2. Modern Activities
Beside the above traditional services, the financial intermediaries render innumerable services in recent times. Most of them are in the nature of non-fund based activity. In view of the importance, these activities have been in brief under the head ‘New financial products and services’. However, some of the modern services provided by them are given in brief here under.
- Rendering project advisory services right from the preparation of the project report till the raising of funds for starting the project with necessary Government approvals.
- Planning for M&A and assisting for their smooth carry out.
- Guiding corporate customers in capital restructuring.
- Acting as trustees to the debenture holders.
- Recommending suitable changes in the management structure and management style with a view to achieving better results.
- Structuring the financial collaborations/joint ventures by identifying suitable joint venture partners and preparing joint venture agreements.

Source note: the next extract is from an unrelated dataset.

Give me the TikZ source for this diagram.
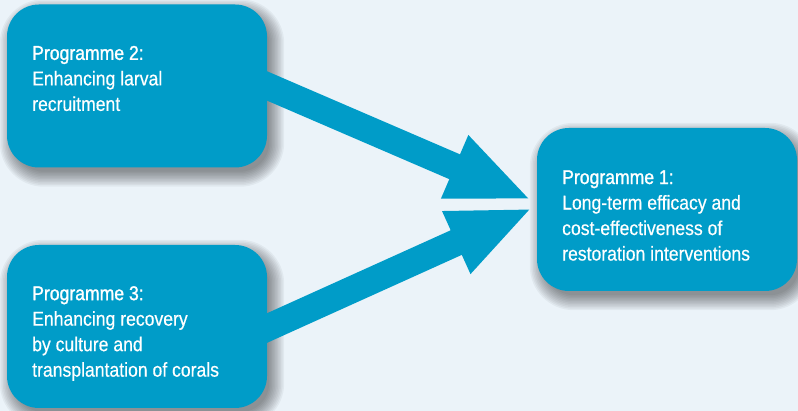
\documentclass[tikz,border=0pt]{standalone}
\usepackage{fontspec}
\setmainfont[FakeStretch=0.88,FakeBold=0.4]{Liberation Sans}
\newfontfamily\headfont[FakeStretch=0.88,FakeBold=1.2]{Liberation Sans}
\usetikzlibrary{arrows.meta}
\definecolor{bgblue}{RGB}{235,243,249}
\definecolor{boxblue}{RGB}{0,156,200}
\pgfdeclarelayer{bglayer}
\pgfdeclarelayer{shadowlayer}
\pgfsetlayers{bglayer,shadowlayer,main}
\newcommand\boxshadow[1]{%
  \foreach \e in {12,10.5,...,-3}{%
    \pgfmathsetmacro\rr{32+\e}%
    \fill[black, opacity=0.045, rounded corners=\rr pt]
      ([shift={(5pt-\e pt,-7pt-\e pt)}]#1.south west) rectangle
      ([shift={(5pt+\e pt,-7pt+\e pt)}]#1.north east);
  }}
\tikzset{
  progbox/.style={fill=boxblue, draw=none, rounded corners=32pt,
    minimum width=260pt, minimum height=163pt, inner sep=0pt},
  progtext/.style={anchor=west, align=left, inner sep=0pt, text=white,
    font=\fontsize{20}{25.5}\selectfont},
  bigarrow/.style={draw=boxblue, line width=27pt,
    -{Triangle[length=84pt, width=62pt]}}
}
\begin{document}
\begin{tikzpicture}[x=1pt, y=1pt]
\useasboundingbox (0,0) rectangle (798,411);
\begin{pgfonlayer}{bglayer}
\fill[bgblue] (0,0) rectangle (798,411);
\end{pgfonlayer}

\node[progbox] (b2) at (137,325) {};
\node[progbox] (b3) at (137,84.5) {};
\node[progbox] (b1) at (667,201.5) {};

\begin{pgfonlayer}{shadowlayer}
\boxshadow{b2}
\boxshadow{b3}
\boxshadow{b1}
\end{pgfonlayer}

\draw[bigarrow] ([xshift=-20pt,yshift=8.6pt]b2.east) -- ([xshift=-5pt,yshift=9.5pt]b1.west);
\draw[bigarrow] ([xshift=-20pt,yshift=-10.5pt]b3.east) -- ([xshift=-4pt,yshift=1.5pt]b1.west);

\node[progtext] (t2) at (32,332.5) {{\headfont Programme 2:}\\Enhancing larval\\recruitment};
\node[progtext] (t3) at (32,77.5) {{\headfont Programme 3:}\\Enhancing recovery\\by culture and\\transplantation of corals};
\node[progtext] (t1) at (562,195.5) {{\headfont Programme 1:}\\Long-term efficacy and\\cost-effectiveness of\\restoration interventions};
\end{tikzpicture}
\end{document}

- Rehabilitating and restructuring sick companies through appropriate scheme of reconstruction and facilitating the implementation of the scheme.
- Hedging of risks due to exchange rate risk, interest rate risk, economic risk, and political risk by using swaps and other derivative products.
- Managing in-portfolio of large Public Sector Corporations.
- Undertaking risk management services like insurance services, buy-back options etc.
- Advising the clients on the questions of selecting the best source of funds taking into consideration the quantum of funds required, their cost, lending period etc.
- Guiding the clients in the minimization of the cost of debt and in the determination of the optimum debt-equity mix.
- Promoting credit rating agencies for the purpose of rating companies which want to go public by the issue of debt instrument.
- Undertaking services relating to the capital market, such as 1)Clearing services, 2)Registration and transfers, 3)Safe custody of securities, 4)Collection of income on securities.